- **INFORMATION PROVIDED**:

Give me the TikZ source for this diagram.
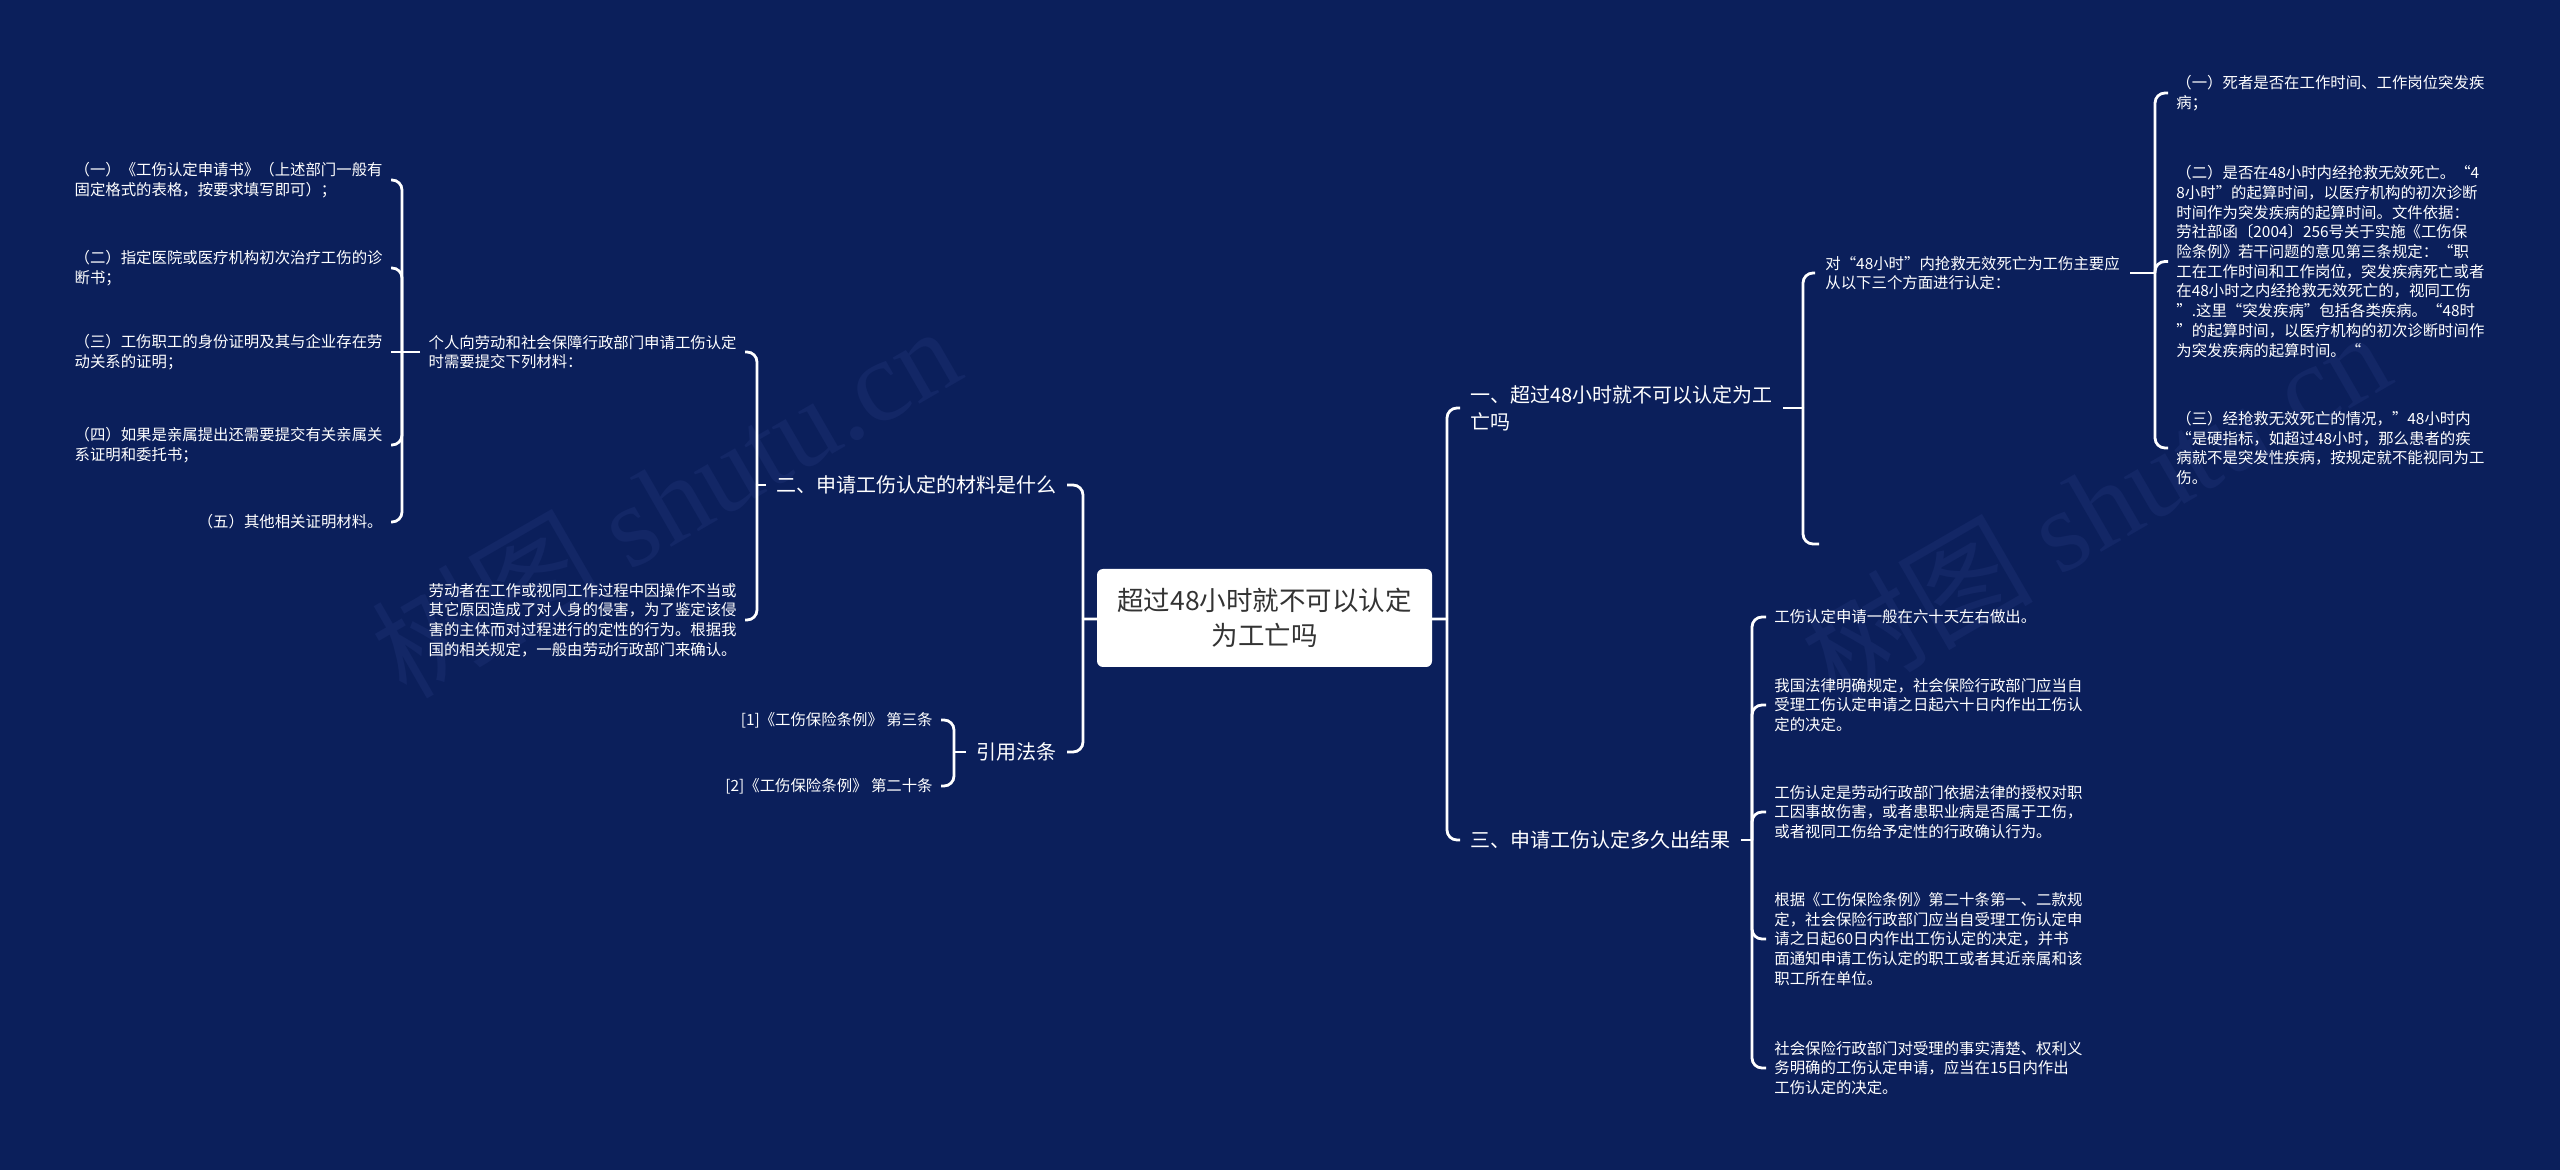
\documentclass[tikz,border=0pt]{standalone}
\usepackage{fontspec}
\setmainfont{Noto Sans CJK SC}
\newfontfamily\wmserif{Liberation Serif}
\usetikzlibrary{calc}
\definecolor{bgnavy}{HTML}{0B1F5B}
\definecolor{wmcol}{HTML}{132766}
\definecolor{roottext}{HTML}{333333}
\pgfdeclarelayer{bgl}
\pgfdeclarelayer{edg}
\pgfsetlayers{bgl,edg,main}
\tikzset{
  conn/.style={draw=white, line width=1.4pt, rounded corners=5pt},
  leaf/.style={text=white, font=\fontsize{7.7pt}{9.85pt}\selectfont, align=left, inner xsep=4pt, inner ysep=2pt},
  headnode/.style={text=white, font=\fontsize{10pt}{13.5pt}\selectfont, align=left, inner xsep=5pt, inner ysep=2pt},
  rootnode/.style={fill=white, rounded corners=3pt, text=roottext, font=\fontsize{13.25pt}{17.5pt}\selectfont, align=center, minimum width=167.5pt, minimum height=49pt, inner sep=0pt},
  wmark/.style={text=wmcol, rotate=30, font=\fontsize{58pt}{58pt}\selectfont}
}
\begin{document}
\begin{tikzpicture}[x=0.5pt, y=-0.5pt]
\begin{pgfonlayer}{bgl}
\fill[bgnavy] (0,0) rectangle (2560,1170);
\node[wmark] (wm1) at (665,500) {树图 {\wmserif shutu.cn}};
\node[wmark] (wm2) at (2095,505) {树图 {\wmserif shutu.cn}};
\end{pgfonlayer}
\useasboundingbox (0,0) rectangle (2560,1170);

% root
\node[rootnode] (root) at (1264.5,618) {超过48小时就不可以认定\\为工亡吗};

% level 1
\node[headnode, anchor=west] (n1) at (1460,408) {一、超过48小时就不可以认定为工\\亡吗};
\node[headnode, anchor=east] (n2) at (1067,485) {二、申请工伤认定的材料是什么};
\node[headnode, anchor=east] (n3) at (1067,752) {引用法条};
\node[headnode, anchor=west] (n4) at (1460,840) {三、申请工伤认定多久出结果};

% branch one
\node[leaf, anchor=west, inner xsep=5pt] (a1) at (1815,273) {对“48小时”内抢救无效死亡为工伤主要应\\从以下三个方面进行认定：};
\coordinate (a2) at (1819,544);
\node[leaf, anchor=west] (l1) at (2168,93) {（一）死者是否在工作时间、工作岗位突发疾\\病；};
\node[leaf, anchor=west] (l2) at (2168,261.5) {（二）是否在48小时内经抢救无效死亡。“4\\8小时”的起算时间，以医疗机构的初次诊断\\时间作为突发疾病的起算时间。文件依据：\\劳社部函〔2004〕256号关于实施《工伤保\\险条例》若干问题的意见第三条规定：“职\\工在工作时间和工作岗位，突发疾病死亡或者\\在48小时之内经抢救无效死亡的，视同工伤\\”.这里“突发疾病”包括各类疾病。“48时\\”的起算时间，以医疗机构的初次诊断时间作\\为突发疾病的起算时间。“};
\node[leaf, anchor=west] (l3) at (2168,448) {（三）经抢救无效死亡的情况，”48小时内\\“是硬指标，如超过48小时，那么患者的疾\\病就不是突发性疾病，按规定就不能视同为工\\伤。};

% branch two
\node[leaf, anchor=east] (b1) at (745,352) {个人向劳动和社会保障行政部门申请工伤认定\\时需要提交下列材料：};
\node[leaf, anchor=east] (b2) at (745,620) {劳动者在工作或视同工作过程中因操作不当或\\其它原因造成了对人身的侵害，为了鉴定该侵\\害的主体而对过程进行的定性的行为。根据我\\国的相关规定，一般由劳动行政部门来确认。};
\node[leaf, anchor=east] (c1) at (391,180) {（一）《工伤认定申请书》（上述部门一般有\\固定格式的表格，按要求填写即可）；};
\node[leaf, anchor=east] (c2) at (391,268) {（二）指定医院或医疗机构初次治疗工伤的诊\\断书；};
\node[leaf, anchor=east] (c3) at (391,352) {（三）工伤职工的身份证明及其与企业存在劳\\动关系的证明；};
\node[leaf, anchor=east] (c4) at (391,445) {（四）如果是亲属提出还需要提交有关亲属关\\系证明和委托书；};
\node[leaf, anchor=east] (c5) at (391,522) {（五）其他相关证明材料。};

% branch cite
\node[leaf, anchor=east] (d1) at (941,720) {[1]《工伤保险条例》 第三条};
\node[leaf, anchor=east] (d2) at (941,786) {[2]《工伤保险条例》 第二十条};

% branch three
\node[leaf, anchor=west] (e1) at (1766,617) {工伤认定申请一般在六十天左右做出。};
\node[leaf, anchor=west] (e2) at (1766,705) {我国法律明确规定，社会保险行政部门应当自\\受理工伤认定申请之日起六十日内作出工伤认\\定的决定。};
\node[leaf, anchor=west] (e3) at (1766,812) {工伤认定是劳动行政部门依据法律的授权对职\\工因事故伤害，或者患职业病是否属于工伤，\\或者视同工伤给予定性的行政确认行为。};
\node[leaf, anchor=west] (e4) at (1766,939) {根据《工伤保险条例》第二十条第一、二款规\\定，社会保险行政部门应当自受理工伤认定申\\请之日起60日内作出工伤认定的决定，并书\\面通知申请工伤认定的职工或者其近亲属和该\\职工所在单位。};
\node[leaf, anchor=west] (e5) at (1766,1068) {社会保险行政部门对受理的事实清楚、权利义\\务明确的工伤认定申请，应当在15日内作出\\工伤认定的决定。};

% connectors
\begin{pgfonlayer}{edg}
\coordinate (jL) at (1083,619);
\coordinate (jR) at (1447,619);
\draw[conn] (root.center) -- (jL);
\draw[conn] (root.center) -- (jR);
\draw[conn] (jL) |- (n2.east);
\draw[conn] (jL) |- (n3.east);
\draw[conn] (jR) |- (n1.west);
\draw[conn] (jR) |- (n4.west);

\coordinate (j1) at (1803,408);
\draw[conn] (n1.east) -- (j1);
\draw[conn] (j1) |- (a1.west);
\draw[conn] (j1) |- (a2);

\coordinate (j2) at (2155,273);
\draw[conn] (a1.east) -- (j2);
\draw[conn] (j2) |- (l1.west);
\draw[conn] (j2) |- (l2.west);
\draw[conn] (j2) |- (l3.west);

\coordinate (j3) at (757,485);
\draw[conn] (n2.west) -- (j3);
\draw[conn] (j3) |- (b1.east);
\draw[conn] (j3) |- (b2.east);

\coordinate (j4) at (402,352);
\draw[conn] (b1.west) -- (j4);
\draw[conn] (j4) |- (c1.east);
\draw[conn] (j4) |- (c2.east);
\draw[conn] (j4) -- (c3.east);
\draw[conn] (j4) |- (c4.east);
\draw[conn] (j4) |- (c5.east);

\coordinate (j5) at (954,752);
\draw[conn] (n3.west) -- (j5);
\draw[conn] (j5) |- (d1.east);
\draw[conn] (j5) |- (d2.east);

\coordinate (j6) at (1752,840);
\draw[conn] (n4.east) -- (j6);
\draw[conn] (j6) |- (e1.west);
\draw[conn] (j6) |- (e2.west);
\draw[conn] (j6) |- (e3.west);
\draw[conn] (j6) |- (e4.west);
\draw[conn] (j6) |- (e5.west);
\end{pgfonlayer}
\end{tikzpicture}
\end{document}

- **SET EXERCISE**: Leave the pictures out and please restate exactly the lines running from the start of the material through the one with "anchor=west] (n4) at".

- **RESPONSE FOR THIS EXERCISE**:
Give me the TikZ source for this diagram.
\documentclass[tikz,border=0pt]{standalone}
\usepackage{fontspec}
\setmainfont{Noto Sans CJK SC}
\newfontfamily\wmserif{Liberation Serif}
\usetikzlibrary{calc}
\definecolor{bgnavy}{HTML}{0B1F5B}
\definecolor{wmcol}{HTML}{132766}
\definecolor{roottext}{HTML}{333333}
\pgfdeclarelayer{bgl}
\pgfdeclarelayer{edg}
\pgfsetlayers{bgl,edg,main}
\tikzset{
  conn/.style={draw=white, line width=1.4pt, rounded corners=5pt},
  leaf/.style={text=white, font=\fontsize{7.7pt}{9.85pt}\selectfont, align=left, inner xsep=4pt, inner ysep=2pt},
  headnode/.style={text=white, font=\fontsize{10pt}{13.5pt}\selectfont, align=left, inner xsep=5pt, inner ysep=2pt},
  rootnode/.style={fill=white, rounded corners=3pt, text=roottext, font=\fontsize{13.25pt}{17.5pt}\selectfont, align=center, minimum width=167.5pt, minimum height=49pt, inner sep=0pt},
  wmark/.style={text=wmcol, rotate=30, font=\fontsize{58pt}{58pt}\selectfont}
}
\begin{document}
\begin{tikzpicture}[x=0.5pt, y=-0.5pt]
\begin{pgfonlayer}{bgl}
\fill[bgnavy] (0,0) rectangle (2560,1170);
\node[wmark] (wm1) at (665,500) {树图 {\wmserif shutu.cn}};
\node[wmark] (wm2) at (2095,505) {树图 {\wmserif shutu.cn}};
\end{pgfonlayer}
\useasboundingbox (0,0) rectangle (2560,1170);

% root
\node[rootnode] (root) at (1264.5,618) {超过48小时就不可以认定\\为工亡吗};

% level 1
\node[headnode, anchor=west] (n1) at (1460,408) {一、超过48小时就不可以认定为工\\亡吗};
\node[headnode, anchor=east] (n2) at (1067,485) {二、申请工伤认定的材料是什么};
\node[headnode, anchor=east] (n3) at (1067,752) {引用法条};
\node[headnode, anchor=west] (n4) at (1460,840) {三、申请工伤认定多久出结果};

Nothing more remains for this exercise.